L’incarnazione secondo me spetta a noi, è un atto di adesione senza riserve alla nostra finitudine. È questo il nostro cielo. Non conosco trascendenza se non nelle profondità della cosa semplice, quando la percepiamo oltre la figura schematica che la conoscenza “concettuale” le attribuisce. Attraverso la poesia possiamo sperare, semplificare, chiarificare e approfondire il nostro essere in un mondo che sarebbe nostro se la nostra incarnazione fosse profonda: sarebbe la nuova terra, che potremmo dire “divina”. Dio è solamente l’ “oltre” di noi, una speranza che l’umanità non si è ancora dimostrata capace di realizzare. Non credo a un dio esistente al di fuori di noi. Il divino puro, il focolare di tutte le trascendenze è la parola. Non il linguaggio, sempre relativo e infermo, ma la nostra parola che lo rinnova.

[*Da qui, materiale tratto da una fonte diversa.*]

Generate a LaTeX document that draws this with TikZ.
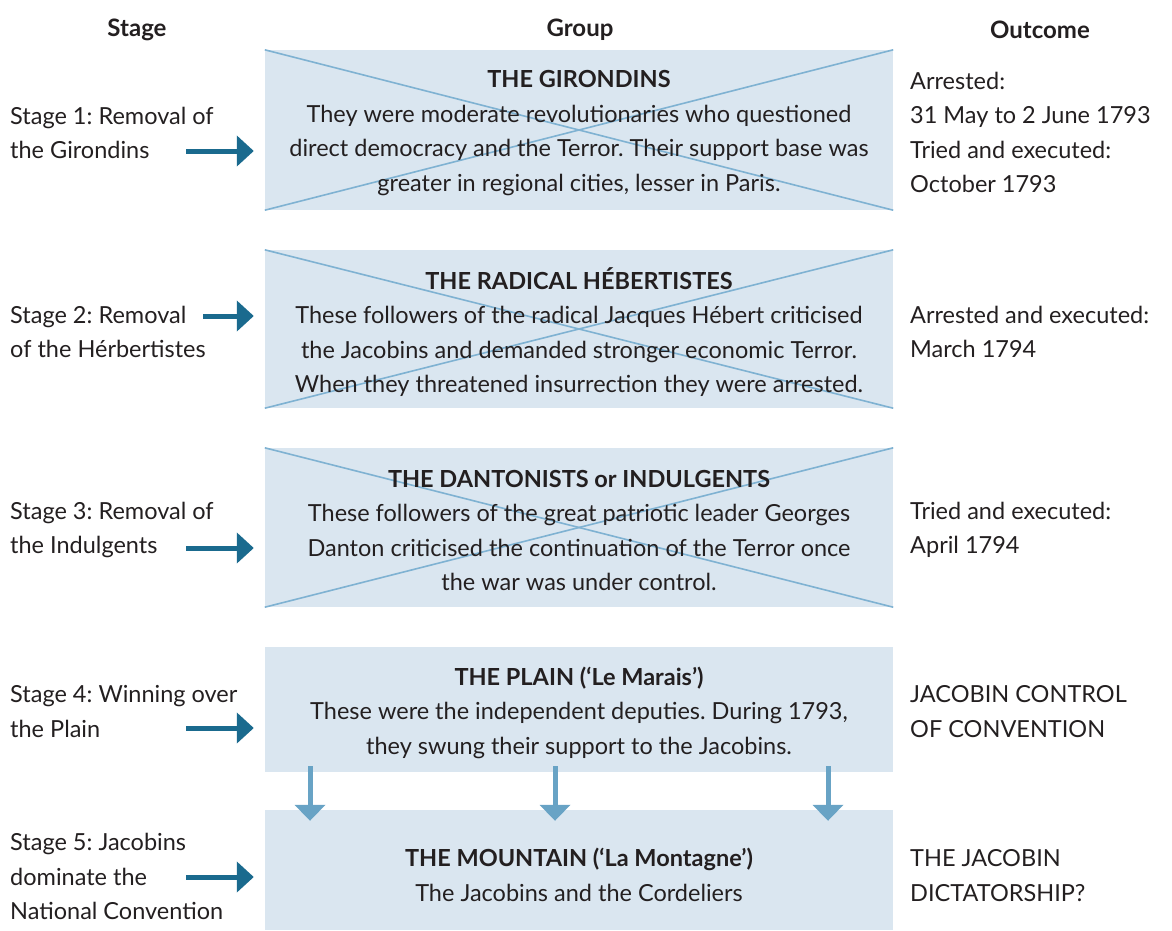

11. Infine (purtroppo!), per citare un suo bellissimo saggio sull’Italia, L’entroterra, avviene che talvolta si sia immanenti al mondo come la luce delle proprie parole, che non si venga scacciati altrove dal proprio desiderio di conoscere, avviene che il sapere e la pace talvolta siano “semplici”, siano semplicemente tutt’uno?

Nello stare al mondo del quale parlo, accessibile attraverso la totale accettazione della nostra finitudine, l’essere parlante sarebbe in una relazione d’immanenza con tutto ciò che è: tutto sarebbe luce, la conoscenza dell’esterno coinciderebbe con la conoscenza della interiorità… Ma dire questo è formulare un’utopia. La poesia in questo mondo è un’utopia; il luogo della sua realizzazione è in un avvenire che alleggerisca il peso sul nostro spirito di un “pensiero concettuale” che non cessa di produrre i suoi sistemi chiusi e le sue ideologie. Ma ecco, la poesia è l’utopia che ci dà il coraggio di vivere.